[START OF INFORMATION SHOWN]

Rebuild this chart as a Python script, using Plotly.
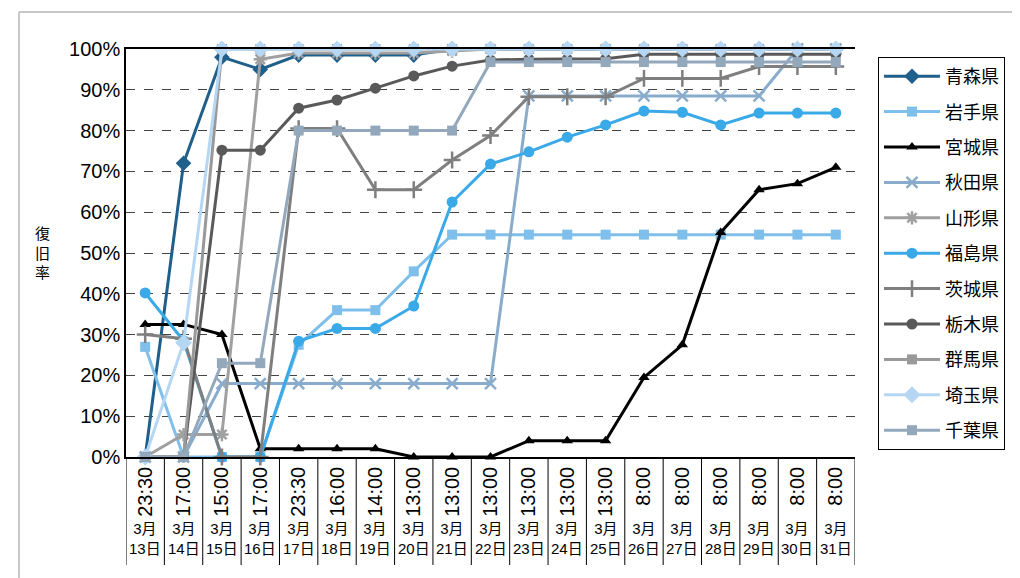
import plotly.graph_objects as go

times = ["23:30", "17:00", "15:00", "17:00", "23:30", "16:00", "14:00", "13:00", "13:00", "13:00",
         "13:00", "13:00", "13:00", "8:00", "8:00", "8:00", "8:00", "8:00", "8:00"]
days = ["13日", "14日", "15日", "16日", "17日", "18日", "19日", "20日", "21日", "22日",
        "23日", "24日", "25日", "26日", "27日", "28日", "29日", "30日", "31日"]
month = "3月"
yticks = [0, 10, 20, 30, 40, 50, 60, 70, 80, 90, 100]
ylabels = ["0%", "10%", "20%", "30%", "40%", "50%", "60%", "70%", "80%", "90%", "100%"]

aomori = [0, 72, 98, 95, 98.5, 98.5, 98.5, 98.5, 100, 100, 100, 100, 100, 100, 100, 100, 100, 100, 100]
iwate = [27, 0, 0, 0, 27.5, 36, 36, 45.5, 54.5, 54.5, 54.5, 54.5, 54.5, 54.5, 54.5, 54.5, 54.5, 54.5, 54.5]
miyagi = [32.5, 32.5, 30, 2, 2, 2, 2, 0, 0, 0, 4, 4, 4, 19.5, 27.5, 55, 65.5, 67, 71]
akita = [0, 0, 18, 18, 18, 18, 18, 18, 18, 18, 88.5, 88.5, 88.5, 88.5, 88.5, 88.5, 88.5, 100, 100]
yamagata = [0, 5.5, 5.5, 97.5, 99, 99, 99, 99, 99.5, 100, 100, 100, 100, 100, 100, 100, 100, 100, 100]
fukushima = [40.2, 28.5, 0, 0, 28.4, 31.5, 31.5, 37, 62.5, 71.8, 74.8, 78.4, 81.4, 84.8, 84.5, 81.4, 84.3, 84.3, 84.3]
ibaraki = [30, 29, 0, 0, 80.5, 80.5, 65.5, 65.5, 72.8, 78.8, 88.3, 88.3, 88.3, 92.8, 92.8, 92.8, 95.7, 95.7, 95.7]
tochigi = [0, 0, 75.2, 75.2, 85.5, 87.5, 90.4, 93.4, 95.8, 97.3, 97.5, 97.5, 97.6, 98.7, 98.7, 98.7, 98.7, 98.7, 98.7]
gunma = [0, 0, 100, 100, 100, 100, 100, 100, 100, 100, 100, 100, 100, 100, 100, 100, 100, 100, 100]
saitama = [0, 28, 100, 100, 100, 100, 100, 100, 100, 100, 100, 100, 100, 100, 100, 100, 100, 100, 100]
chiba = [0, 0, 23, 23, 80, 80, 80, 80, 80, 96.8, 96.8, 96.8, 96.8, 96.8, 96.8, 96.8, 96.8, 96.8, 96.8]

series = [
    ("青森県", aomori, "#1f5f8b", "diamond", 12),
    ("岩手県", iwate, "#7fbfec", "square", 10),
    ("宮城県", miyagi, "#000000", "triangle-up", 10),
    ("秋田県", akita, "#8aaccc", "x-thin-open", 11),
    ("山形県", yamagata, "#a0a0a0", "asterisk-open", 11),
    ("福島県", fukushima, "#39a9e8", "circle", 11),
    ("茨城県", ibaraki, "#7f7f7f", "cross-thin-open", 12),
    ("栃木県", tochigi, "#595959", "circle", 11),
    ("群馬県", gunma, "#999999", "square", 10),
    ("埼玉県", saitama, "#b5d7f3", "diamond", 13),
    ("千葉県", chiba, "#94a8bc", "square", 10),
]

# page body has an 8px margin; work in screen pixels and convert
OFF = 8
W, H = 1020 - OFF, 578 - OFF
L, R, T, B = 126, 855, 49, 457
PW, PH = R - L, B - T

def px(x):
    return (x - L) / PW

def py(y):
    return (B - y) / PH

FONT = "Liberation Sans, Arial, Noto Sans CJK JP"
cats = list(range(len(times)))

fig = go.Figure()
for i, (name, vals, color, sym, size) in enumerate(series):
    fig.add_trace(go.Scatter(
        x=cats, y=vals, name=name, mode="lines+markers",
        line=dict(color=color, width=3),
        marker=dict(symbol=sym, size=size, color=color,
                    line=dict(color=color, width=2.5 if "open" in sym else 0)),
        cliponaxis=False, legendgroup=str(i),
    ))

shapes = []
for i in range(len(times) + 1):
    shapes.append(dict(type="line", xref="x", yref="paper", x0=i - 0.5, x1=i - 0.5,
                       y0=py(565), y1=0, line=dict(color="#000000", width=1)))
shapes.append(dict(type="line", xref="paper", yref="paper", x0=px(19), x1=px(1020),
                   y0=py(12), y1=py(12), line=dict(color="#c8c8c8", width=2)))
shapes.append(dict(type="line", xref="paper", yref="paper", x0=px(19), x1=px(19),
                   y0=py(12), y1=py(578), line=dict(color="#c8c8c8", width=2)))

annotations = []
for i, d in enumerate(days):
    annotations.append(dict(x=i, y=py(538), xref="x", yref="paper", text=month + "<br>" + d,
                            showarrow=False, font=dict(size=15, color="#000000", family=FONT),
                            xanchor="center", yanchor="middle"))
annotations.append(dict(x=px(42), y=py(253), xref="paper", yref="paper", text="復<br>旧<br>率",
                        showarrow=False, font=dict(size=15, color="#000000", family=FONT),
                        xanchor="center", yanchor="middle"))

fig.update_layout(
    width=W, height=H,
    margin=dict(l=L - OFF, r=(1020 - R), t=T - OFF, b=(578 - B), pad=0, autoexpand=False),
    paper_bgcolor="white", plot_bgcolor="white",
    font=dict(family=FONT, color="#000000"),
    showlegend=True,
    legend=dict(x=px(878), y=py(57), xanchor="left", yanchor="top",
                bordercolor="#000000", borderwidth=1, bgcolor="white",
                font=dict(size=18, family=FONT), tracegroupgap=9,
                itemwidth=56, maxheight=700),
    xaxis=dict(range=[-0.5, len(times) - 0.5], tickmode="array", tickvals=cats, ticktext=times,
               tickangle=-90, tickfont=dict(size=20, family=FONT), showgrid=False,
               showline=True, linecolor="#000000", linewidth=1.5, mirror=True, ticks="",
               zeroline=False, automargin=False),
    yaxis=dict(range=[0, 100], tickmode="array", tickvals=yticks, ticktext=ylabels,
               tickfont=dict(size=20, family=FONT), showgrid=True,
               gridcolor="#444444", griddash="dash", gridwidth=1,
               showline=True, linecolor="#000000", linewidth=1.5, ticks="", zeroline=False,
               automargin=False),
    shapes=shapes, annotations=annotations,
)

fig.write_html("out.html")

[END OF INFORMATION SHOWN]

#### EXERCISE GOAL
Transcribe each line above verbatim, with the pictures left out.

#### SOLUTION
Rebuild this chart as a Python script, using Plotly.
import plotly.graph_objects as go

times = ["23:30", "17:00", "15:00", "17:00", "23:30", "16:00", "14:00", "13:00", "13:00", "13:00",
         "13:00", "13:00", "13:00", "8:00", "8:00", "8:00", "8:00", "8:00", "8:00"]
days = ["13日", "14日", "15日", "16日", "17日", "18日", "19日", "20日", "21日", "22日",
        "23日", "24日", "25日", "26日", "27日", "28日", "29日", "30日", "31日"]
month = "3月"
yticks = [0, 10, 20, 30, 40, 50, 60, 70, 80, 90, 100]
ylabels = ["0%", "10%", "20%", "30%", "40%", "50%", "60%", "70%", "80%", "90%", "100%"]

aomori = [0, 72, 98, 95, 98.5, 98.5, 98.5, 98.5, 100, 100, 100, 100, 100, 100, 100, 100, 100, 100, 100]
iwate = [27, 0, 0, 0, 27.5, 36, 36, 45.5, 54.5, 54.5, 54.5, 54.5, 54.5, 54.5, 54.5, 54.5, 54.5, 54.5, 54.5]
miyagi = [32.5, 32.5, 30, 2, 2, 2, 2, 0, 0, 0, 4, 4, 4, 19.5, 27.5, 55, 65.5, 67, 71]
akita = [0, 0, 18, 18, 18, 18, 18, 18, 18, 18, 88.5, 88.5, 88.5, 88.5, 88.5, 88.5, 88.5, 100, 100]
yamagata = [0, 5.5, 5.5, 97.5, 99, 99, 99, 99, 99.5, 100, 100, 100, 100, 100, 100, 100, 100, 100, 100]
fukushima = [40.2, 28.5, 0, 0, 28.4, 31.5, 31.5, 37, 62.5, 71.8, 74.8, 78.4, 81.4, 84.8, 84.5, 81.4, 84.3, 84.3, 84.3]
ibaraki = [30, 29, 0, 0, 80.5, 80.5, 65.5, 65.5, 72.8, 78.8, 88.3, 88.3, 88.3, 92.8, 92.8, 92.8, 95.7, 95.7, 95.7]
tochigi = [0, 0, 75.2, 75.2, 85.5, 87.5, 90.4, 93.4, 95.8, 97.3, 97.5, 97.5, 97.6, 98.7, 98.7, 98.7, 98.7, 98.7, 98.7]
gunma = [0, 0, 100, 100, 100, 100, 100, 100, 100, 100, 100, 100, 100, 100, 100, 100, 100, 100, 100]
saitama = [0, 28, 100, 100, 100, 100, 100, 100, 100, 100, 100, 100, 100, 100, 100, 100, 100, 100, 100]
chiba = [0, 0, 23, 23, 80, 80, 80, 80, 80, 96.8, 96.8, 96.8, 96.8, 96.8, 96.8, 96.8, 96.8, 96.8, 96.8]

series = [
    ("青森県", aomori, "#1f5f8b", "diamond", 12),
    ("岩手県", iwate, "#7fbfec", "square", 10),
    ("宮城県", miyagi, "#000000", "triangle-up", 10),
    ("秋田県", akita, "#8aaccc", "x-thin-open", 11),
    ("山形県", yamagata, "#a0a0a0", "asterisk-open", 11),
    ("福島県", fukushima, "#39a9e8", "circle", 11),
    ("茨城県", ibaraki, "#7f7f7f", "cross-thin-open", 12),
    ("栃木県", tochigi, "#595959", "circle", 11),
    ("群馬県", gunma, "#999999", "square", 10),
    ("埼玉県", saitama, "#b5d7f3", "diamond", 13),
    ("千葉県", chiba, "#94a8bc", "square", 10),
]

# page body has an 8px margin; work in screen pixels and convert
OFF = 8
W, H = 1020 - OFF, 578 - OFF
L, R, T, B = 126, 855, 49, 457
PW, PH = R - L, B - T

def px(x):
    return (x - L) / PW

def py(y):
    return (B - y) / PH

FONT = "Liberation Sans, Arial, Noto Sans CJK JP"
cats = list(range(len(times)))

fig = go.Figure()
for i, (name, vals, color, sym, size) in enumerate(series):
    fig.add_trace(go.Scatter(
        x=cats, y=vals, name=name, mode="lines+markers",
        line=dict(color=color, width=3),
        marker=dict(symbol=sym, size=size, color=color,
                    line=dict(color=color, width=2.5 if "open" in sym else 0)),
        cliponaxis=False, legendgroup=str(i),
    ))

shapes = []
for i in range(len(times) + 1):
    shapes.append(dict(type="line", xref="x", yref="paper", x0=i - 0.5, x1=i - 0.5,
                       y0=py(565), y1=0, line=dict(color="#000000", width=1)))
shapes.append(dict(type="line", xref="paper", yref="paper", x0=px(19), x1=px(1020),
                   y0=py(12), y1=py(12), line=dict(color="#c8c8c8", width=2)))
shapes.append(dict(type="line", xref="paper", yref="paper", x0=px(19), x1=px(19),
                   y0=py(12), y1=py(578), line=dict(color="#c8c8c8", width=2)))

annotations = []
for i, d in enumerate(days):
    annotations.append(dict(x=i, y=py(538), xref="x", yref="paper", text=month + "<br>" + d,
                            showarrow=False, font=dict(size=15, color="#000000", family=FONT),
                            xanchor="center", yanchor="middle"))
annotations.append(dict(x=px(42), y=py(253), xref="paper", yref="paper", text="復<br>旧<br>率",
                        showarrow=False, font=dict(size=15, color="#000000", family=FONT),
                        xanchor="center", yanchor="middle"))

fig.update_layout(
    width=W, height=H,
    margin=dict(l=L - OFF, r=(1020 - R), t=T - OFF, b=(578 - B), pad=0, autoexpand=False),
    paper_bgcolor="white", plot_bgcolor="white",
    font=dict(family=FONT, color="#000000"),
    showlegend=True,
    legend=dict(x=px(878), y=py(57), xanchor="left", yanchor="top",
                bordercolor="#000000", borderwidth=1, bgcolor="white",
                font=dict(size=18, family=FONT), tracegroupgap=9,
                itemwidth=56, maxheight=700),
    xaxis=dict(range=[-0.5, len(times) - 0.5], tickmode="array", tickvals=cats, ticktext=times,
               tickangle=-90, tickfont=dict(size=20, family=FONT), showgrid=False,
               showline=True, linecolor="#000000", linewidth=1.5, mirror=True, ticks="",
               zeroline=False, automargin=False),
    yaxis=dict(range=[0, 100], tickmode="array", tickvals=yticks, ticktext=ylabels,
               tickfont=dict(size=20, family=FONT), showgrid=True,
               gridcolor="#444444", griddash="dash", gridwidth=1,
               showline=True, linecolor="#000000", linewidth=1.5, ticks="", zeroline=False,
               automargin=False),
    shapes=shapes, annotations=annotations,
)

fig.write_html("out.html")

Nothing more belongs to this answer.